The Christmas decorations are up. Little house in Oxford is ready for Santa.


  1. As part of our business lunch we discussed the blogging business. So we are experimenting with new and improved comments. Is this format easier?

  2. I definitely agree that you should take more time away from nursing. I still think there's a market for a Nurse Julie blog for patient advocacy and advice. But I don't want to give away the whole idea here or someone will steal it. I'll have my people call your people.

    Also, you need to know that power lunches where drinks are consumed with out around the time that yellow neckties came in. There are a few exceptions, the "team holiday lunch" used to be an exception...but these days if there aren't clients present, most places don't let you expense the lunch...and when you're splitting the check it's funny how the drink orders are minimized.

  3. And yes, this seems easier for me to comment.

  4. Thanks for your encouragement, it all helps. Writing as someone who doesn't know you, the first time I read something from your blog it made me laugh so much I snorted tea over the keyboard - I think you have a future in it! And I hope you had a brilliant time in Branca - I would be happy with just a loaf or three of their rosemary bread...

  5. Keep blogging. Set a schedule for it if daily is too much. Regularity is very very helpful.

    Wait with nursing.

    There. Opinionated as always.

    Oh, very nice comment section!

  6. Nurse Julie is going to get sued! Scared of Nurse Julie blog unless it's like Dr. Laura, just utter bullsh*t that can't possibly be thought of as real advice.

  7. I agree: don't do anything that could put you in jail. There's plenty out there to write about. Stay safe.

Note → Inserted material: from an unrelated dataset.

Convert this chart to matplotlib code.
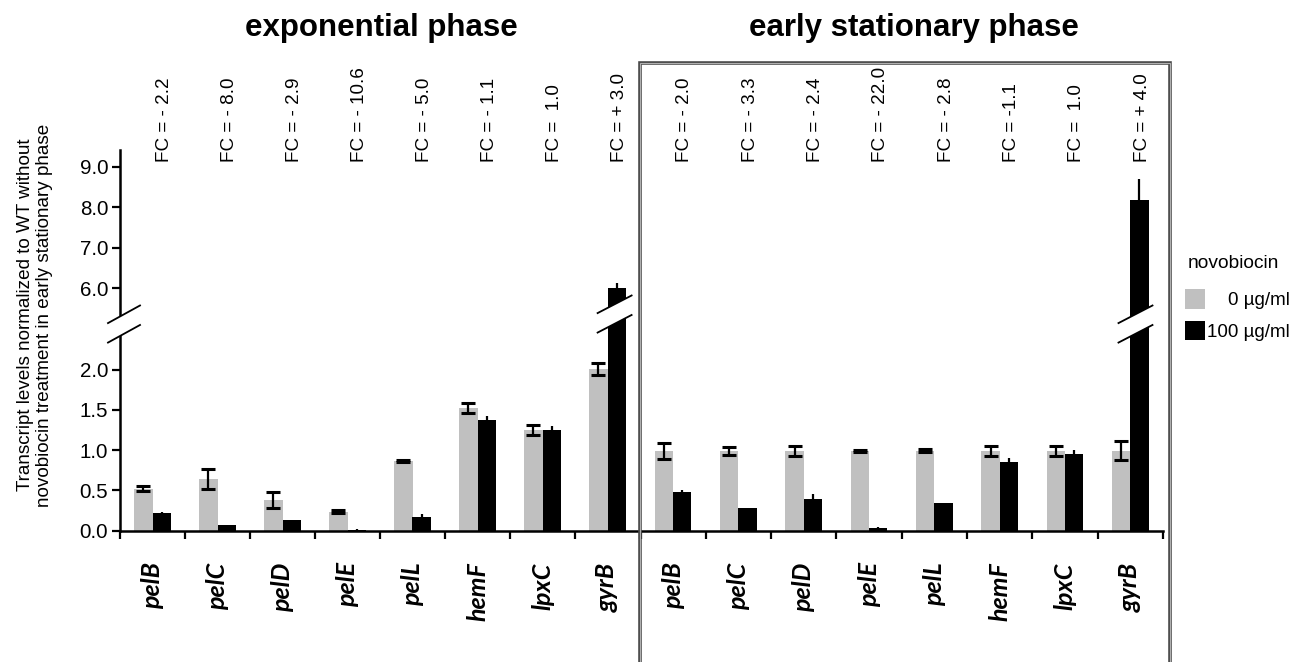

  8. Great! Just when I figured out how to comment
    on your blog, you go & change it. I will try
    this new thing.

    Maybe you should just continue writing, if not
    a blog then something else?

  9. Welcome back, Faye! Good trip?

  10. Do people sue Dear Abby? Like most people these days, I don't actually subscribe to a newspaper, so I haven't kept up. But she had a long and loyal readership while providing the same advice over and over. We eventually learned it all, and now America's cultural tenets embrace basic late 20th Century pop-psychology espoused by the Friedman sisters, including "seek professional help." We don't need Dear Abby anymore.

    Alls I'm sayin is that I think there's a load of hospital, health and nutrition wisdom that should become part of our common sense. Your observations and advice, interwoven with pop cultural references and current events, could be honed to parcel out the 411 in an infotaining way. Unpaid for awhile, it has "multi-platform content idea" written all over it. I see Nurse Julie books and calendars and CNN segments. And it all starts with:

    "Dear Nurse Julie, my 7 year old is prone to low-grade fevers and tummy aches. Signed, Overbearing Mother." "Dear OM, give her some saltines, have her sit on the toilet, and stop bothering her."

    Just think of the celebrities you'll meet in the Today Show green room!

  11. Except for the brewing leukemia, Scott, you make a good case.